- Butzer in Nice in 1970
- Born: 15 April 1928 Mülheim, Rhine Province, Prussia, Germany
- Died: 9 September 2026 (aged 98)
- Education: Loyola College; University of Toronto; University of Freiburg;
- Scientific career
- Fields: Mathematics
- Workplaces: RWTH Aachen University
- Doctoral advisor: George G. Lorentz

= Paul Butzer =

German mathematician (1928–2026)

Paul Leo Butzer (15 April 1928 – 9 September 2026) was a German mathematician who specialised in analysis (approximation theory, harmonic analysis). He was born in Germany but studied in Montreal and Toronto, Canada. He returned to Germany for his habilitation and then taught at the RWTH Aachen University from 1958. Besides mathematics, he was interested in its history and studied the life and work of mathematicians, beginning in the Carolingian era, publishing a biography of Elwin Bruno Christoffel. Some of his scientific works were translated.

== Life and work ==
Butzer was born in Mülheim on 15 April 1928, the son of an engineer and a mother who studied mathematics at RWTH Aachen University who had met as students. Paul grew up with a younger brother, Karl, who also became a scientist. As opponents of the Nazis, Butzer's parents left Germany with their children in 1937 and moved to England. During World War II, they relocated to Canada, where Butzer attended school in Montreal and studied mathematics at Loyola College (later Concordia University), completing his bachelor's degree in 1948. He then pursued further studies at the University of Toronto, including studying under Harold Scott MacDonald Coxeter and William Tutte, and obtained his Ph.D. in 1951 under the supervision of George G. Lorentz (on Bernstein polynomials). In 1952, he became a lecturer and then an assistant professor at McGill University. In 1955-56, he lived in Paris and then in Mainz. He decided to stay in Germany, where he completed his habilitation at the University of Freiburg, taught in Würzburg, and starting in 1958, at RWTH Aachen University. In 1962, he was appointed professor there. In 1963, he began organizing international conferences on approximation theory at the Oberwolfach Research Institute for Mathematics, later together with Béla Szőkefalvi-Nagy.

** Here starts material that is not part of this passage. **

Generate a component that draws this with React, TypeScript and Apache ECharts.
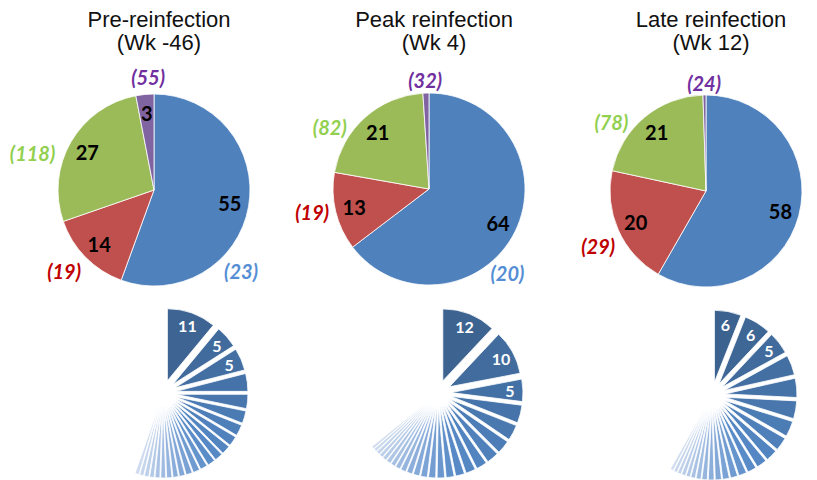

In addition to approximation theory and its connections to Fourier analysis and semigroups of operators in Banach spaces, Butzer also worked on probability theory (central limit theorem and related convergence tests issues), sampling theory, and signal analysis.

He also delved into the history of mathematics, particularly in its connection with Aachen. He studied figures such as Peter Gustav Lejeune Dirichlet, Eduard Helly, Eugène Catalan, Pafnuty Chebyshev, Charles Jean de la Vallée Poussin, the history of splines, Otto Blumenthal, mathematics in the Carolingian era, and Elwin Bruno Christoffel, on whom he published a book.

Butzer was a member of the Royal Society of Sciences in Liège and the Royal Belgian Academy of Sciences. He was an honorary member of the Mathematical Society in Hamburg. He received honorary doctorates from three universities: Liège, York, and Timișoara.

Butzer died on 9 September 2026, at the age of 98.

== Publications ==

- Butzer, P. L. (1953). "Linear Combinations of Bernstein Polynomials"
- Butzer, Paul Leo (1965). "Ein Operatorenkalkül zur Lösung gewöhnlicher und partieller Differenzengleichungssysteme von Funktionen diskreter Veränderlicher und seine Anwendungen"
- Butzer, Paul P. (1967). "Semi-Groups of Operators and Approximation"
- Butzer, Paul L. (1971). "Fourier Analysis and Approximation"
- Butzer, Paul L. (1968). "Hilberttransformation, gebrochene Integration und Differentiation"
- With Karl Scherer: "Approximationsprozesse und Intepolationsmethoden," BI Hochschultaschenbuch, Mannheim, 1968.
- Butzer, P. L. (1975). "Darstellungssätze für beschränkte lineare Funktionale im Zusammenhang mit Hausdorff-, Stieltjes- und Hamburger-Momentenproblemen"
- "E. B. Christoffel: The Influence of His Work on Mathematics and the Physical Sciences" (1981)
- Butzer, L. (1982). "Mathematics in the region Aachen-Liège-Maastricht from Carolingian times to the 19th century"
- "Dirichlet and his role in the founding of mathematical physics," Lehrstuhl A für Mathematik, RWTH Aachen, 1983.
- "Mathematics in West and East from the fifth to tenth centuries: an overview," "Science in Western and Eastern civilization in Carolingian times" (1993), pp. 443–481.
- "Karl der Große und sein Nachwirken: 1200 Jahre Kultur und Wissenschaft in Europa" (1997)
- Butzer, Paul (1999). "P. L. Chebyshev (1821–1894)"
- "Mathematics at Charlemagne's court and its transmission," "Court culture in the early Middle Ages: the proceedings of the First Alcuin Conference" (2003), pp. 77–89.